An example of this is the disappearance of ghoonghat-clad women. Shyama Devi couldn't become a sarpanch herself because she is not educated, but she assists Santosh Devi, who is the village sarpanch. Both have actively promoted the Swacch Bharat Mission on the ground and say they supervised the construction of toilets in a region where the concept of a personal toilet was fairly new.
Chanda Devi Sharma, the ward panch from Rampura, said that the power of the panchayat falls flat before government secretaries who reject their proposals. She also questioned why these secretaries are mostly male.
Indira Kanwar, upa sarpanch from Bapu village, said secretaries prefer talking only to men in the village even when women are in power. Even if women fight battles against patriarchy and make all efforts to rise up the ladder, outsiders' assumption that this empowerment is a farce has a damaging effect on the morale of women, she said.
Civil society groups in Rajasthan advocate that unless political parties trust women, nothing much will change.
Sunita, ward panch from Nimodia village, said she wanted to work on the Narendra Modi government's policies on women and protection of children — be it the Ujjwala Yojana or the Swachh Bharat Mission — but she does not have money or connections to contest the Vidhan Sabha or Lok Sabha elections.
Representatives at the Centre for Community Economics and Development Consultants Society work on the mindset of women in panchayats.
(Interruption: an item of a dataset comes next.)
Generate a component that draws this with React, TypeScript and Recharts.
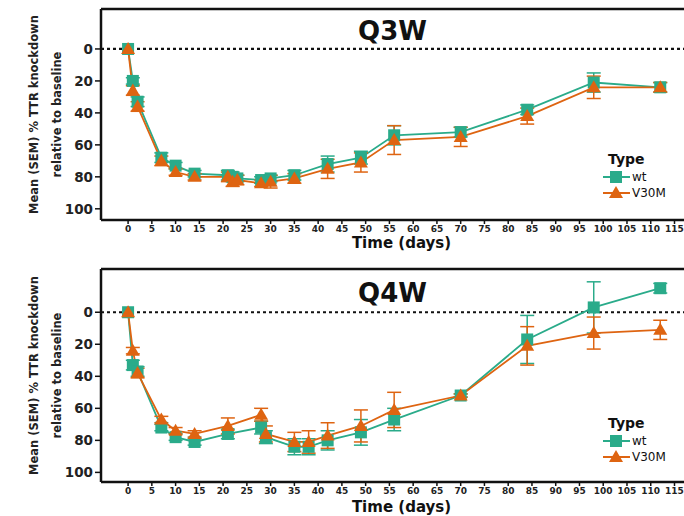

Its members in Chaksu village in West Rajasthan believe that reservation for women in the Lok Sabha election is a good idea, and both Congress and BJP should follow the examples set by the Biju Janata Dal and Trinamool Congress in fielding women for the polls.
Virendra Shrimali, who runs programmes to increase women's participation in local politics for The Hunger Project, feels that after 50 percent reservation was offered to women in 2008, nearly 27 percent came to power in local bodies.
"People are treating politics less as seva and more as a career. And a large contingent of women is now ready to contest on both block and district levels," he said.
It isn't easy for women from non-political families to come up on their own in urban politics. Jyoti Khandelwal, former mayor of Jaipur, is contesting on a Congress ticket in the Lok Sabha election. This is the first time in the history of Independent India that a woman is contesting the parliamentary election from Jaipur.
"The struggle is real. I had won the parshad elections and then become the mayor. It was a long struggle to get here," she said, adding that the Congress has field four women, while the BJP, which did not name a single woman in its second list, added two names later under pressure.
Saveeta Meena, contesting from Rajasthan deputy chief minister Sachin Pilot's native Dausa, is one of the women the Congress has fielded. When asked about the issues she is focussing on, she said she is going to make efforts to spread the Congress ideology. Meena said she was still familiarising herself with the issues and had only started touring villages after her ticket was confirmed.
The desert state, which battles a high maternal mortality rate and is struggling to improve its ranking in the female literacy index, must bring in more skilled and well-meaning women into public service and hand them actual power to work for change.